Written exercise:
Copy nothing but the text: reproduce each line of the listing exactly and leave the pictures out.

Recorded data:
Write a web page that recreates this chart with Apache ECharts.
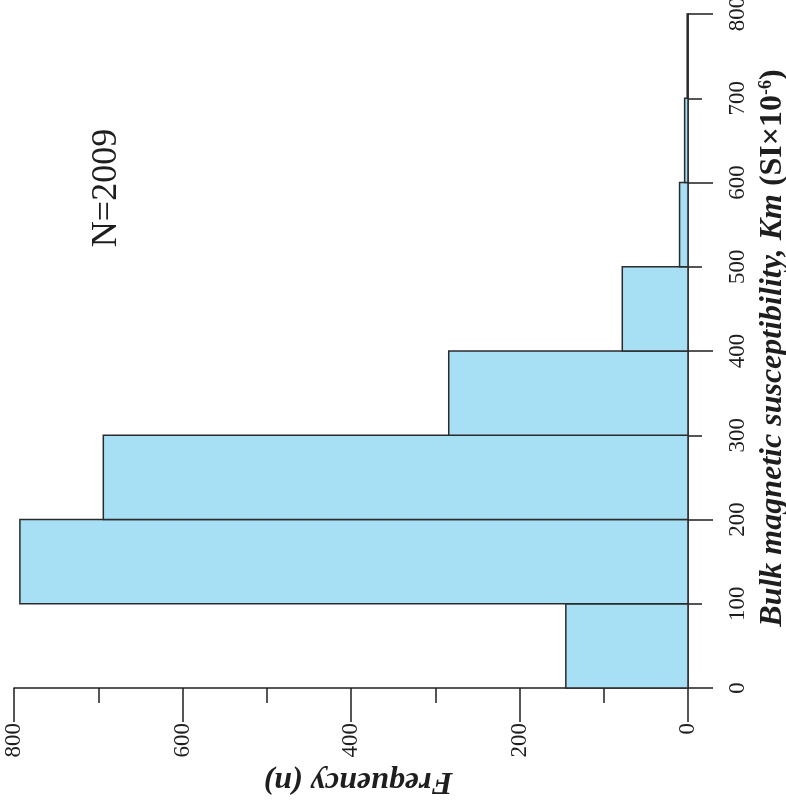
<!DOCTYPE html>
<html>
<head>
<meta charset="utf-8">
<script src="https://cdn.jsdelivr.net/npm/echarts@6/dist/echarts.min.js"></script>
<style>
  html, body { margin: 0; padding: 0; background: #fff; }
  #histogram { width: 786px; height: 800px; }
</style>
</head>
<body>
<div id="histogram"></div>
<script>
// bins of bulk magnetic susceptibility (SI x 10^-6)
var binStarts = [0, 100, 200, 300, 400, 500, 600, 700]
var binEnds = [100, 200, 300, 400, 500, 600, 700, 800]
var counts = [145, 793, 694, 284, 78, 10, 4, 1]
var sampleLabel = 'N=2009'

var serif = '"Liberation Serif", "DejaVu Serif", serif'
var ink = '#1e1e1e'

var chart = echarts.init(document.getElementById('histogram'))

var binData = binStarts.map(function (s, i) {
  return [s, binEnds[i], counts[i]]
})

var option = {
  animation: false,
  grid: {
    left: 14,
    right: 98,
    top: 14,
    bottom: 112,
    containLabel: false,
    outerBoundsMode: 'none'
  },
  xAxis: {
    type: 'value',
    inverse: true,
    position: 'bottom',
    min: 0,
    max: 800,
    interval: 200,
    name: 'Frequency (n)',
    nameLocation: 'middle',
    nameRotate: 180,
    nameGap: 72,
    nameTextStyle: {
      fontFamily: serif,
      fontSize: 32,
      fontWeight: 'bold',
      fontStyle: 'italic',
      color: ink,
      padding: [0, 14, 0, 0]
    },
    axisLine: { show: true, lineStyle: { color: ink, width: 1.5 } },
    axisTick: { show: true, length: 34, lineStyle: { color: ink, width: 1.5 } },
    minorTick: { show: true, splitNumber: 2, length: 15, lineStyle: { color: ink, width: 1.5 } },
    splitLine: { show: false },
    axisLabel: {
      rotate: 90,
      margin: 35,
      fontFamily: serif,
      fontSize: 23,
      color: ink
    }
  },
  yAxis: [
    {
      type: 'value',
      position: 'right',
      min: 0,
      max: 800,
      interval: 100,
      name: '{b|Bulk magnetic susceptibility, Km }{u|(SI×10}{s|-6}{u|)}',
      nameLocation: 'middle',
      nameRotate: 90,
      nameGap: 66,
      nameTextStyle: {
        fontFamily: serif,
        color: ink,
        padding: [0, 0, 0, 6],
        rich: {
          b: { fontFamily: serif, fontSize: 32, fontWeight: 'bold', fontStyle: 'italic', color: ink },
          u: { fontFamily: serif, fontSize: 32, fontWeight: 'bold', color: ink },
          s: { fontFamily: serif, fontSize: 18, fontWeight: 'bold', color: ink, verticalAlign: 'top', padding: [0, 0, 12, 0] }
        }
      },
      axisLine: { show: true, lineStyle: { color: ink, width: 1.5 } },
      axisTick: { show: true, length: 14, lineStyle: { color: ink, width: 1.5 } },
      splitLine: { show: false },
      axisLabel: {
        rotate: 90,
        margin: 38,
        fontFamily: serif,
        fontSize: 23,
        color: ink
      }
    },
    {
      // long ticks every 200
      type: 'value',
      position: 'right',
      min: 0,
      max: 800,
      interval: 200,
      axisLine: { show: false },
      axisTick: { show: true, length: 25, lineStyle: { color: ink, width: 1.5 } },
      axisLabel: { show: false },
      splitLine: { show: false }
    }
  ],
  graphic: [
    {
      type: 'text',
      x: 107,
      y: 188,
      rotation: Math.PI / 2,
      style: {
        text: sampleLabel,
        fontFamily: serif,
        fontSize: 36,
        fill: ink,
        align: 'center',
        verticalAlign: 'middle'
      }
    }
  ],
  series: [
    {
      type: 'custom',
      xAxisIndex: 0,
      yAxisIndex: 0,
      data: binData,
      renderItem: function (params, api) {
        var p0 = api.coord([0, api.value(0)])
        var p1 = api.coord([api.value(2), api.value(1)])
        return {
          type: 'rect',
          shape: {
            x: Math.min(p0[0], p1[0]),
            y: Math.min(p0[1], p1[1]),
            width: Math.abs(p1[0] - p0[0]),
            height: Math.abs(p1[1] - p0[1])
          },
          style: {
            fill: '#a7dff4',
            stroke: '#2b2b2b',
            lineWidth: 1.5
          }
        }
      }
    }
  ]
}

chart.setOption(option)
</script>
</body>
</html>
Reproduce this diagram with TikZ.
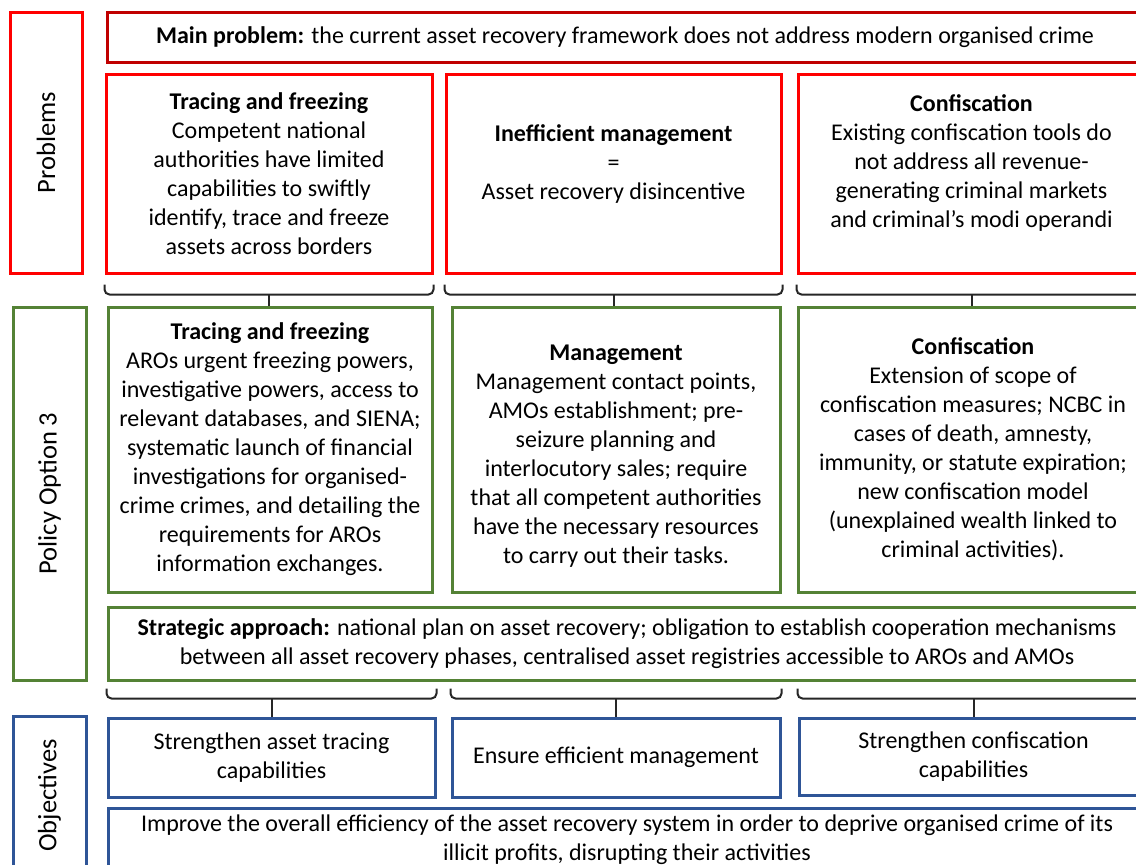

Answer to the problem:
Write a web page that recreates this chart with Apache ECharts.
<!DOCTYPE html>
<html>
<head>
<meta charset="utf-8">
<script src="https://cdn.jsdelivr.net/npm/echarts@6/dist/echarts.min.js"></script>
<style>
  html, body { margin: 0; padding: 0; background: #fff; }
  #histogram { width: 786px; height: 800px; }
</style>
</head>
<body>
<div id="histogram"></div>
<script>
// bins of bulk magnetic susceptibility (SI x 10^-6)
var binStarts = [0, 100, 200, 300, 400, 500, 600, 700]
var binEnds = [100, 200, 300, 400, 500, 600, 700, 800]
var counts = [145, 793, 694, 284, 78, 10, 4, 1]
var sampleLabel = 'N=2009'

var serif = '"Liberation Serif", "DejaVu Serif", serif'
var ink = '#1e1e1e'

var chart = echarts.init(document.getElementById('histogram'))

var binData = binStarts.map(function (s, i) {
  return [s, binEnds[i], counts[i]]
})

var option = {
  animation: false,
  grid: {
    left: 14,
    right: 98,
    top: 14,
    bottom: 112,
    containLabel: false,
    outerBoundsMode: 'none'
  },
  xAxis: {
    type: 'value',
    inverse: true,
    position: 'bottom',
    min: 0,
    max: 800,
    interval: 200,
    name: 'Frequency (n)',
    nameLocation: 'middle',
    nameRotate: 180,
    nameGap: 72,
    nameTextStyle: {
      fontFamily: serif,
      fontSize: 32,
      fontWeight: 'bold',
      fontStyle: 'italic',
      color: ink,
      padding: [0, 14, 0, 0]
    },
    axisLine: { show: true, lineStyle: { color: ink, width: 1.5 } },
    axisTick: { show: true, length: 34, lineStyle: { color: ink, width: 1.5 } },
    minorTick: { show: true, splitNumber: 2, length: 15, lineStyle: { color: ink, width: 1.5 } },
    splitLine: { show: false },
    axisLabel: {
      rotate: 90,
      margin: 35,
      fontFamily: serif,
      fontSize: 23,
      color: ink
    }
  },
  yAxis: [
    {
      type: 'value',
      position: 'right',
      min: 0,
      max: 800,
      interval: 100,
      name: '{b|Bulk magnetic susceptibility, Km }{u|(SI×10}{s|-6}{u|)}',
      nameLocation: 'middle',
      nameRotate: 90,
      nameGap: 66,
      nameTextStyle: {
        fontFamily: serif,
        color: ink,
        padding: [0, 0, 0, 6],
        rich: {
          b: { fontFamily: serif, fontSize: 32, fontWeight: 'bold', fontStyle: 'italic', color: ink },
          u: { fontFamily: serif, fontSize: 32, fontWeight: 'bold', color: ink },
          s: { fontFamily: serif, fontSize: 18, fontWeight: 'bold', color: ink, verticalAlign: 'top', padding: [0, 0, 12, 0] }
        }
      },
      axisLine: { show: true, lineStyle: { color: ink, width: 1.5 } },
      axisTick: { show: true, length: 14, lineStyle: { color: ink, width: 1.5 } },
      splitLine: { show: false },
      axisLabel: {
        rotate: 90,
        margin: 38,
        fontFamily: serif,
        fontSize: 23,
        color: ink
      }
    },
    {
      // long ticks every 200
      type: 'value',
      position: 'right',
      min: 0,
      max: 800,
      interval: 200,
      axisLine: { show: false },
      axisTick: { show: true, length: 25, lineStyle: { color: ink, width: 1.5 } },
      axisLabel: { show: false },
      splitLine: { show: false }
    }
  ],
  graphic: [
    {
      type: 'text',
      x: 107,
      y: 188,
      rotation: Math.PI / 2,
      style: {
        text: sampleLabel,
        fontFamily: serif,
        fontSize: 36,
        fill: ink,
        align: 'center',
        verticalAlign: 'middle'
      }
    }
  ],
  series: [
    {
      type: 'custom',
      xAxisIndex: 0,
      yAxisIndex: 0,
      data: binData,
      renderItem: function (params, api) {
        var p0 = api.coord([0, api.value(0)])
        var p1 = api.coord([api.value(2), api.value(1)])
        return {
          type: 'rect',
          shape: {
            x: Math.min(p0[0], p1[0]),
            y: Math.min(p0[1], p1[1]),
            width: Math.abs(p1[0] - p0[0]),
            height: Math.abs(p1[1] - p0[1])
          },
          style: {
            fill: '#a7dff4',
            stroke: '#2b2b2b',
            lineWidth: 1.5
          }
        }
      }
    }
  ]
}

chart.setOption(option)
</script>
</body>
</html>
Reproduce this diagram with TikZ.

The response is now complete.